### THE REQUEST:
All of the listing below must be repeated word for word. Pictures are the only thing to omit.
•••
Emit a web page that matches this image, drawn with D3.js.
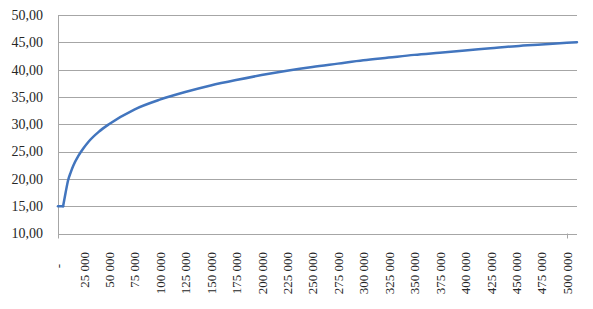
<!DOCTYPE html>
<html>
<head>
<meta charset="utf-8">
<script src="https://cdn.jsdelivr.net/npm/d3@7.9.0/dist/d3.min.js"></script>
<style>
  html, body { margin: 0; padding: 0; background: #fff; }
  svg { display: block; }
  text { font-family: "Liberation Serif", "Times New Roman", serif; fill: #262626; }
</style>
</head>
<body>
<div id="chart"></div>
<script>
// values
const xValues = [0, 5000, 7500, 10000, 12500, 15000, 20000, 25000, 30000, 40000,
  50000, 75000, 100000, 125000, 150000, 175000, 200000, 225000, 250000, 275000,
  300000, 325000, 350000, 375000, 400000, 425000, 450000, 475000, 500000, 510000];
const yValues = [15.0, 15.0, 17.5, 19.8, 21.2, 22.4, 24.2, 25.6, 26.8, 28.6,
  30.0, 32.7, 34.5, 35.9, 37.1, 38.1, 39.0, 39.8, 40.5, 41.1,
  41.7, 42.2, 42.7, 43.1, 43.5, 43.9, 44.3, 44.6, 44.9, 45.0];
const yTicks = [10, 15, 20, 25, 30, 35, 40, 45, 50];
const xTicks = d3.range(0, 500001, 25000);

const width = 593;
const height = 309;

const x = d3.scaleLinear().domain([0, 510000]).range([58, 577]);
const y = d3.scaleLinear().domain([10, 50]).range([233.5, 15]);

const svg = d3.select("#chart")
  .append("svg")
  .attr("width", width)
  .attr("height", height);

// gridlines
svg.append("g")
  .selectAll("line")
  .data(yTicks.slice(1))
  .join("line")
  .attr("x1", x(0))
  .attr("x2", x(510000))
  .attr("y1", (d) => Math.round(y(d)) + 0.5)
  .attr("y2", (d) => Math.round(y(d)) + 0.5)
  .attr("stroke", "#a6a6a6")
  .attr("stroke-width", 1);

// axes lines
svg.append("line")
  .attr("x1", Math.round(x(0)) + 0.5)
  .attr("x2", Math.round(x(0)) + 0.5)
  .attr("y1", y(50))
  .attr("y2", y(10) + 5)
  .attr("stroke", "#a6a6a6");
svg.append("line")
  .attr("x1", x(0))
  .attr("x2", x(510000))
  .attr("y1", Math.round(y(10)) + 0.5)
  .attr("y2", Math.round(y(10)) + 0.5)
  .attr("stroke", "#a6a6a6");
svg.append("line")
  .attr("x1", Math.round(x(500000)) + 0.5)
  .attr("x2", Math.round(x(500000)) + 0.5)
  .attr("y1", y(10))
  .attr("y2", y(10) + 5)
  .attr("stroke", "#a6a6a6");

// y labels
const yFmt = (d) => d.toFixed(2).replace(".", ",");
svg.append("g")
  .selectAll("text")
  .data(yTicks)
  .join("text")
  .attr("x", 43)
  .attr("y", (d) => y(d))
  .attr("dy", "0.35em")
  .attr("text-anchor", "end")
  .style("font-size", "14px")
  .text(yFmt);

// x labels
const xFmt = (d) => (d === 0 ? "-" : d3.format(",")(d).replace(/,/g, " "));
svg.append("g")
  .selectAll("text")
  .data(xTicks)
  .join("text")
  .attr("transform", (d) => `translate(${x(d) + 0.5},${d === 0 ? 264 : 252}) rotate(-90)`)
  .attr("dy", "0.35em")
  .attr("text-anchor", "end")
  .style("font-size", "13px")
  .text(xFmt);

// series: flat start, then the rising curve
const points = xValues.map((v, i) => [v, yValues[i]]);
const flat = points.filter((p) => p[0] <= 5000);
const rise = points.filter((p) => p[0] >= 5000);

svg.append("path")
  .attr("d", d3.line().x((d) => x(d[0])).y((d) => y(d[1]))(flat))
  .attr("fill", "none")
  .attr("stroke", "#4275be")
  .attr("stroke-width", 2.5)
  .attr("stroke-linecap", "round");

svg.append("path")
  .attr("d", d3.line().curve(d3.curveMonotoneX).x((d) => x(d[0])).y((d) => y(d[1]))(rise))
  .attr("fill", "none")
  .attr("stroke", "#4275be")
  .attr("stroke-width", 2.5)
  .attr("stroke-linecap", "round");
</script>
</body>
</html>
•••
### SOLUTION TO THIS PROBLEM:
Emit a web page that matches this image, drawn with D3.js.
<!DOCTYPE html>
<html>
<head>
<meta charset="utf-8">
<script src="https://cdn.jsdelivr.net/npm/d3@7.9.0/dist/d3.min.js"></script>
<style>
  html, body { margin: 0; padding: 0; background: #fff; }
  svg { display: block; }
  text { font-family: "Liberation Serif", "Times New Roman", serif; fill: #262626; }
</style>
</head>
<body>
<div id="chart"></div>
<script>
// values
const xValues = [0, 5000, 7500, 10000, 12500, 15000, 20000, 25000, 30000, 40000,
  50000, 75000, 100000, 125000, 150000, 175000, 200000, 225000, 250000, 275000,
  300000, 325000, 350000, 375000, 400000, 425000, 450000, 475000, 500000, 510000];
const yValues = [15.0, 15.0, 17.5, 19.8, 21.2, 22.4, 24.2, 25.6, 26.8, 28.6,
  30.0, 32.7, 34.5, 35.9, 37.1, 38.1, 39.0, 39.8, 40.5, 41.1,
  41.7, 42.2, 42.7, 43.1, 43.5, 43.9, 44.3, 44.6, 44.9, 45.0];
const yTicks = [10, 15, 20, 25, 30, 35, 40, 45, 50];
const xTicks = d3.range(0, 500001, 25000);

const width = 593;
const height = 309;

const x = d3.scaleLinear().domain([0, 510000]).range([58, 577]);
const y = d3.scaleLinear().domain([10, 50]).range([233.5, 15]);

const svg = d3.select("#chart")
  .append("svg")
  .attr("width", width)
  .attr("height", height);

// gridlines
svg.append("g")
  .selectAll("line")
  .data(yTicks.slice(1))
  .join("line")
  .attr("x1", x(0))
  .attr("x2", x(510000))
  .attr("y1", (d) => Math.round(y(d)) + 0.5)
  .attr("y2", (d) => Math.round(y(d)) + 0.5)
  .attr("stroke", "#a6a6a6")
  .attr("stroke-width", 1);

// axes lines
svg.append("line")
  .attr("x1", Math.round(x(0)) + 0.5)
  .attr("x2", Math.round(x(0)) + 0.5)
  .attr("y1", y(50))
  .attr("y2", y(10) + 5)
  .attr("stroke", "#a6a6a6");
svg.append("line")
  .attr("x1", x(0))
  .attr("x2", x(510000))
  .attr("y1", Math.round(y(10)) + 0.5)
  .attr("y2", Math.round(y(10)) + 0.5)
  .attr("stroke", "#a6a6a6");
svg.append("line")
  .attr("x1", Math.round(x(500000)) + 0.5)
  .attr("x2", Math.round(x(500000)) + 0.5)
  .attr("y1", y(10))
  .attr("y2", y(10) + 5)
  .attr("stroke", "#a6a6a6");

// y labels
const yFmt = (d) => d.toFixed(2).replace(".", ",");
svg.append("g")
  .selectAll("text")
  .data(yTicks)
  .join("text")
  .attr("x", 43)
  .attr("y", (d) => y(d))
  .attr("dy", "0.35em")
  .attr("text-anchor", "end")
  .style("font-size", "14px")
  .text(yFmt);

// x labels
const xFmt = (d) => (d === 0 ? "-" : d3.format(",")(d).replace(/,/g, " "));
svg.append("g")
  .selectAll("text")
  .data(xTicks)
  .join("text")
  .attr("transform", (d) => `translate(${x(d) + 0.5},${d === 0 ? 264 : 252}) rotate(-90)`)
  .attr("dy", "0.35em")
  .attr("text-anchor", "end")
  .style("font-size", "13px")
  .text(xFmt);

// series: flat start, then the rising curve
const points = xValues.map((v, i) => [v, yValues[i]]);
const flat = points.filter((p) => p[0] <= 5000);
const rise = points.filter((p) => p[0] >= 5000);

svg.append("path")
  .attr("d", d3.line().x((d) => x(d[0])).y((d) => y(d[1]))(flat))
  .attr("fill", "none")
  .attr("stroke", "#4275be")
  .attr("stroke-width", 2.5)
  .attr("stroke-linecap", "round");

svg.append("path")
  .attr("d", d3.line().curve(d3.curveMonotoneX).x((d) => x(d[0])).y((d) => y(d[1]))(rise))
  .attr("fill", "none")
  .attr("stroke", "#4275be")
  .attr("stroke-width", 2.5)
  .attr("stroke-linecap", "round");
</script>
</body>
</html>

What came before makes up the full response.